Saturday, March 26, 2022

Fanny Fawcett Hopkins's Quilt

 

Last week we got carried away with the well-documented lives
of the Crawford/Fawcett/Hopkins families in the Shenandoah Valley of Virginia.

This week we can look at the extraordinary quilt handed down.

90" x 98"
Wisconsin Project & the Quilt Index

The family story tells us that the quilt was made in the early 1840s on a Virginia farm in Rockingham County where three generations of women lived. Nancy Smith Crawford (about 1790-about 1860) provided a home for her widowed daughter Jane Crawford Fawcett and Jane's two daughters Frances and Nancy. About 1840 the girls' grandfather, their father's father Joseph Fawcett, visited from St. Charles, Missouri. The story says he brought a gift of fabric, the cottons for this quilt.

Fabrics include a rather splashy Turkey red print and a blue-green used in the blocks & the set, both
a little larger than the conventional calicoes seen in quilts after 1840. A good deal of plain white backs the florals.

The border's green calico, perhaps the same print used in most of the leaves, is more typical of red and green quilts that became so popular. The blocks are set with triangles we'd call Flying Geese, pieced of dress cottons....

When striped effects were quite the fashion in day dresses


Why is the quilt extraordinary?

1) Age + condition

2) Visual appeal

3) Fabrics --- See above

4) Early example of a style & pattern.

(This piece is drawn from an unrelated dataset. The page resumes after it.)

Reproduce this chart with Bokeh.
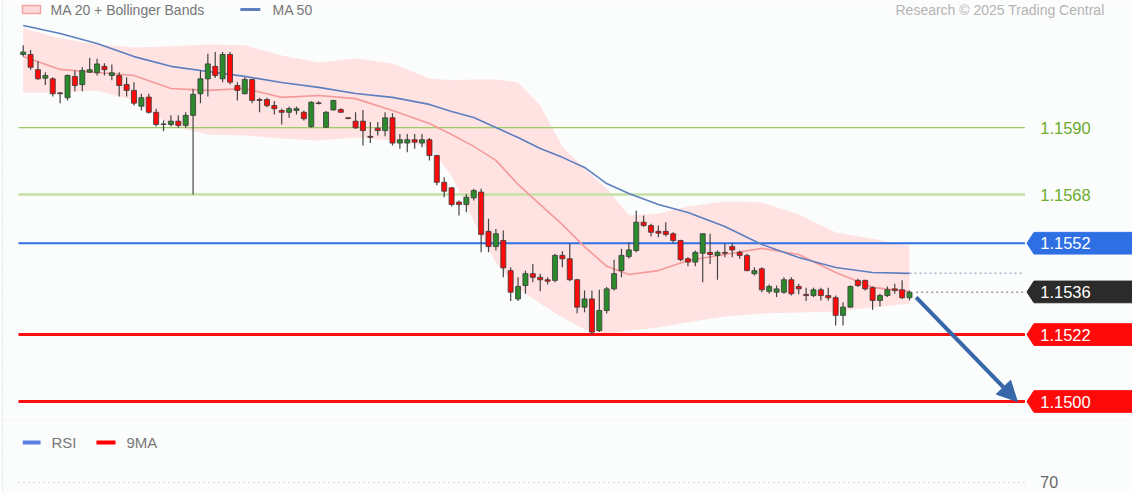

The pattern the family called Peony is a rather early fashion in red and green quilts, the color palette that became the rage in the early 1840s.


Quilt dated in the quilting 1840, Lucy Faris

National Museum of American History
Date-inscribed 1843-1845, Pink Phillips

One of Pink's teal blue-green blocks

Quilt date-inscribed 1845, Patsy Buckner Blakey, Missouri


One could look at the busy block and the busy set as a transitional style....

5) Much provenance or history that can be corroborated in records. See last week's post.

2 comments:

Robin said...

The fabric seems like great inspiration for a new line. Hint - Hint

Nann said...

The stems are different from block to block -- adding some movement (and humor?) to the design.